Do you have a favourite pair of denims? Are you wearing them now, like me? If you are, don’t look. Just close your eyes and feel them on your body. Oh… you can’t? That’s exactly right, because like the old pair of denims I am wearing they have probably moulded around you in a way that makes them un-feelable.

Now, have a think about what they look like (don’t peek!). Describe them in your head with words. Yes, it’s difficult, I know. That’s because you have gotten so used to wearing them that you don’t pay any attention anymore to their very fabric, their seams, their buttons, their rips, or their tears. Mine have a huge rip across my left knee, and now that I think of it I can feel the cool winter air coming in.
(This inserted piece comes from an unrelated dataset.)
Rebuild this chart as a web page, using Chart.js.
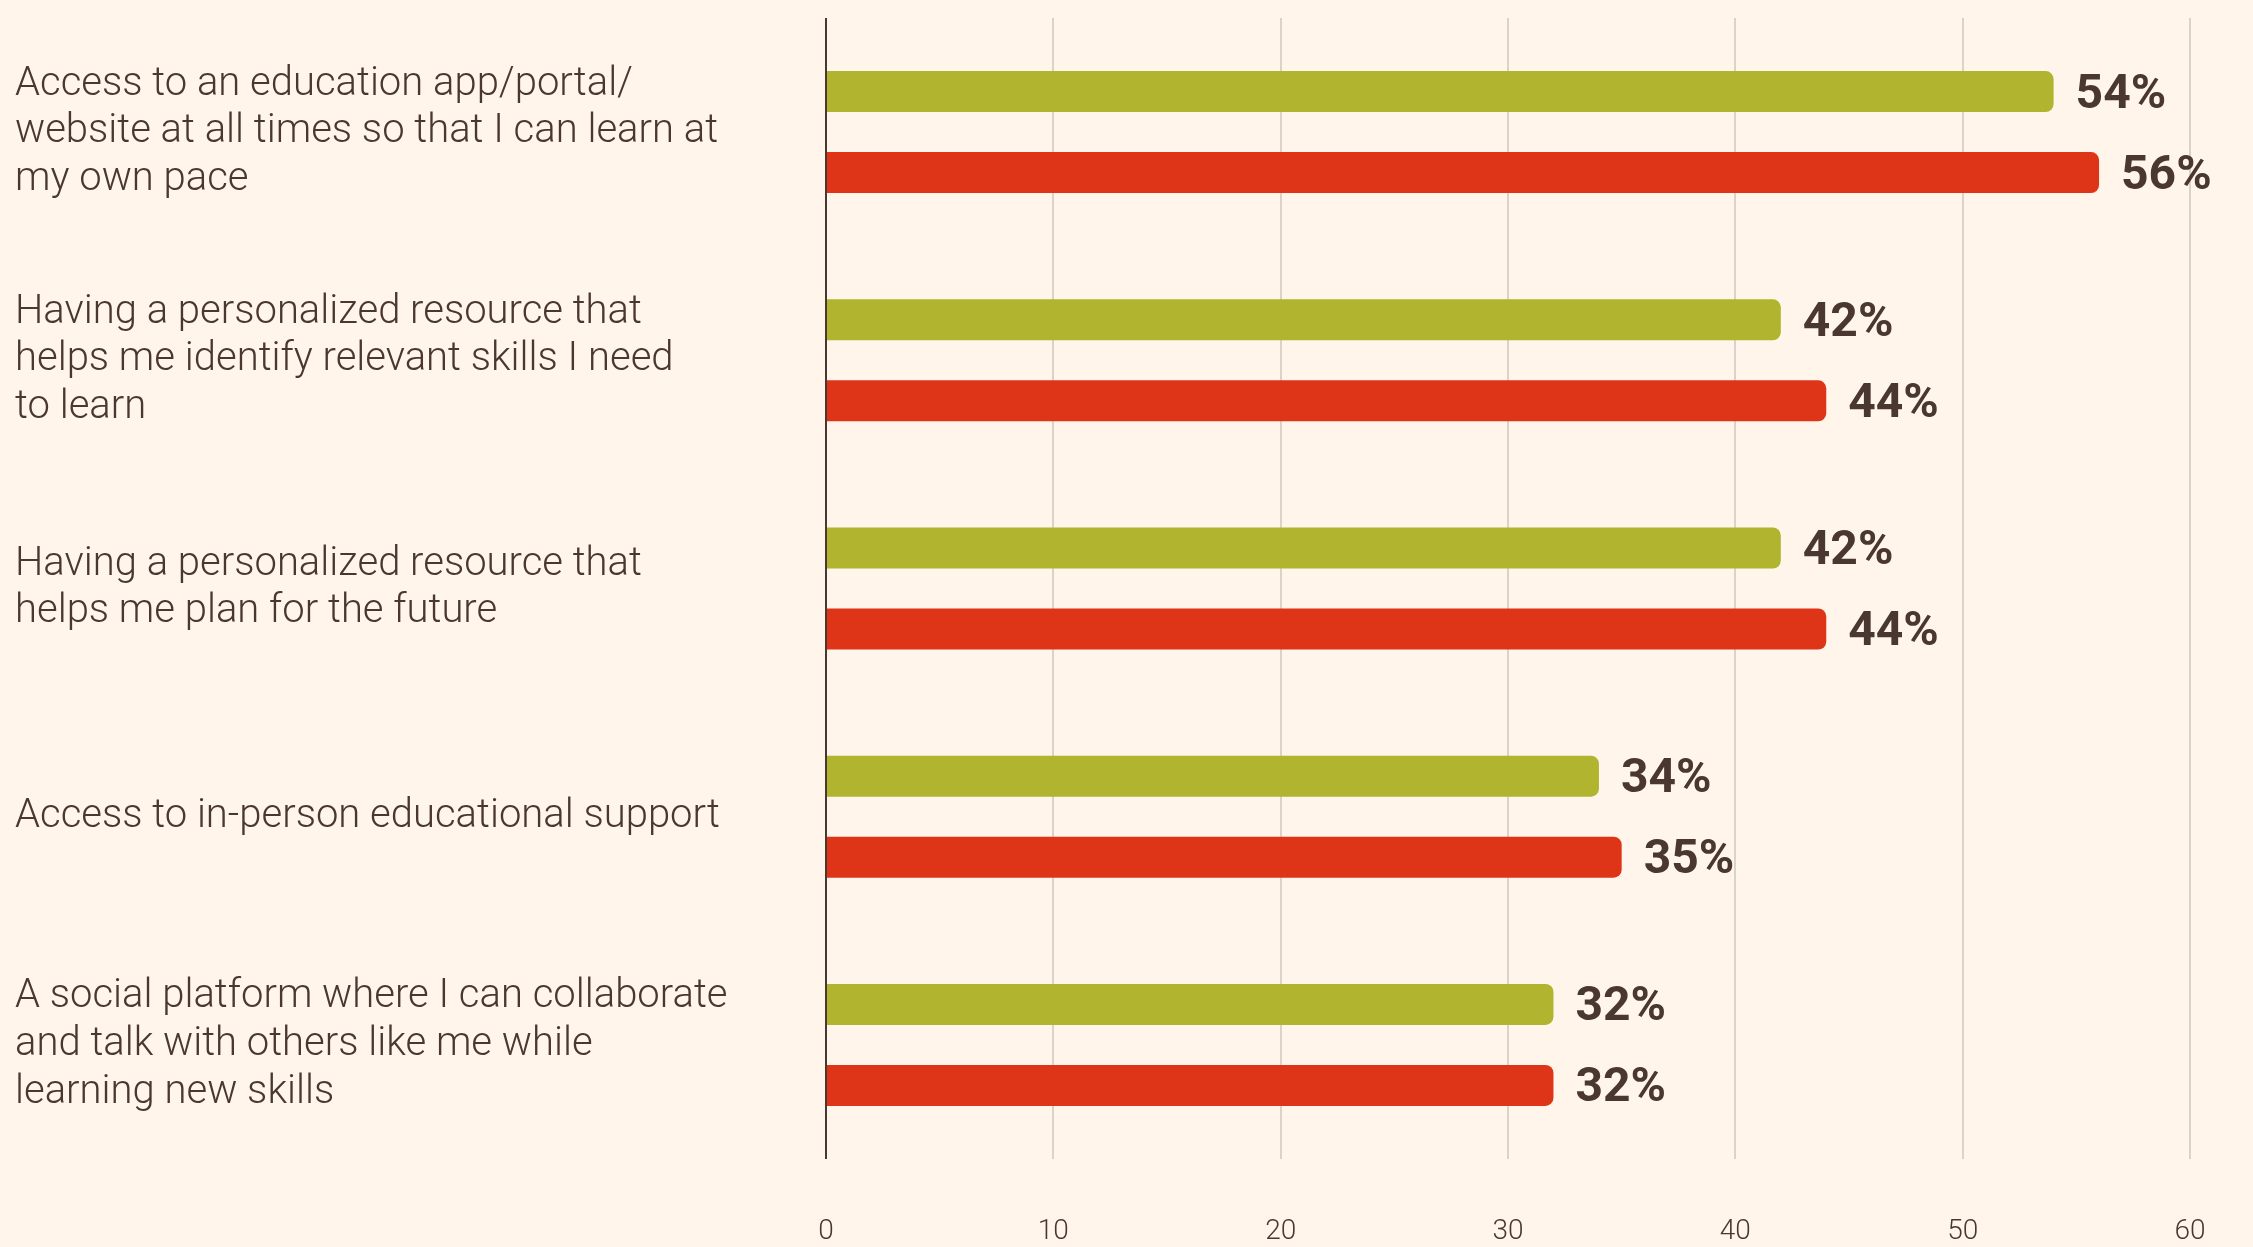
<!DOCTYPE html>
<html>
<head>
<meta charset="utf-8">
<style>
  html, body { margin: 0; padding: 0; background: #fff5ea; }
  #wrap { width: 2253px; height: 1247px; position: relative; }
</style>
</head>
<body>
<div id="wrap"><canvas id="needsChart"></canvas></div>

<script src="https://cdn.jsdelivr.net/npm/chart.js"></script>
<script>
// Kategoriler (satırlara bölünmüş)
const categories = [
  ['Access to an education app/portal/', 'website at all times so that I can learn at', 'my own pace'],
  ['Having a personalized resource that', 'helps me identify relevant skills I need', 'to learn'],
  ['Having a personalized resource that', 'helps me plan for the future'],
  ['Access to in-person educational support'],
  ['A social platform where I can collaborate', 'and talk with others like me while', 'learning new skills']
];

// Seriler
const greenValues = [54, 42, 42, 34, 32];
const redValues = [56, 44, 44, 35, 32];

// Eksen
const axisMin = 0;
const axisMax = 60;
const axisStep = 10;

const TEXT = '#4a3731';

// Çubuk sonuna yüzde etiketi yaz
const valueLabels = {
  id: 'valueLabels',
  afterDatasetsDraw(chart) {
    const ctx = chart.ctx;
    ctx.save();
    ctx.font = 'bold 48px Roboto';
    ctx.fillStyle = TEXT;
    ctx.textAlign = 'left';
    ctx.textBaseline = 'middle';
    chart.data.datasets.forEach((ds, i) => {
      chart.getDatasetMeta(i).data.forEach((bar, j) => {
        ctx.fillText(ds.data[j] + '%', bar.x + 22, bar.y + 4);
      });
    });
    ctx.restore();
  }
};

const ctx = document.getElementById('needsChart').getContext('2d');
new Chart(ctx, {
  type: 'bar',
  data: {
    labels: categories,
    datasets: [{
      label: 'Series 1',
      data: greenValues,
      backgroundColor: '#b0b42e',
      borderRadius: 8,
      categoryPercentage: 0.71,
      barPercentage: 0.506
    }, {
      label: 'Series 2',
      data: redValues,
      backgroundColor: '#de3519',
      borderRadius: 8,
      categoryPercentage: 0.71,
      barPercentage: 0.506
    }]
  },
  options: {
    indexAxis: 'y',
    responsive: true,
    maintainAspectRatio: false,
    animation: false,
    layout: { padding: { left: 15, top: 18, right: 63, bottom: 0 } },
    plugins: {
      legend: { display: false },
      tooltip: { enabled: false }
    },
    scales: {
      x: {
        min: axisMin,
        max: axisMax,
        border: { display: false },
        grid: {
          drawTicks: false,
          lineWidth: 2,
          color: c => c.tick && c.tick.value === 0 ? TEXT : '#dbd3c9'
        },
        ticks: {
          stepSize: axisStep,
          padding: 56,
          color: TEXT,
          font: { family: 'Roboto', size: 28, weight: 300 }
        },
        afterFit(scale) {
          scale.height = 88;
          scale.paddingLeft = 0;
          scale.paddingRight = 0;
        }
      },
      y: {
        border: { display: false },
        grid: { display: false, drawTicks: false },
        ticks: {
          crossAlign: 'far',
          color: TEXT,
          font: { family: 'Roboto', size: 40, weight: 300, lineHeight: 1.19 }
        },
        afterFit(scale) {
          scale.width = 811;
          scale.paddingTop = 0;
          scale.paddingBottom = 0;
        }
      }
    }
  },
  plugins: [valueLabels]
});
</script>
</body>
</html>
In the past few months, I have toned down the work mania I was in for two decades. Many moments of the new free time I suddenly had I can only describe as indigo blue, not in the colour sense of the word.

As I slowly got used to having more time for introspection, I had a closer look at myself, and I paid attention to the fabric I am made of.

Like my pair of jeans, I, myself, had moulded around me so that I had forgotten what ME actually feels like.

I travelled. I returned. I reconnected with an old friend who truly always understood the essence of me, and fireworks went off in my soul when I felt just accepted, cherished, supported, and listened to. I made a few new friends, quarrelled with and lost some acquaintances. I redecorated my study, I gave most of my clothes to charity. I stopped colouring my hair and chopped it into a pixie.

And slowly, but surely, I began to feel and see myself again as I truly am. The sight is not always pretty, there is some tired wear-and-tear, and some frayed rips from painful encounters along the way. Will I mend them? No need. They are part of the fabric that makes me ME. With all my imperfections, I am me, and that’s where I am finally comfortable.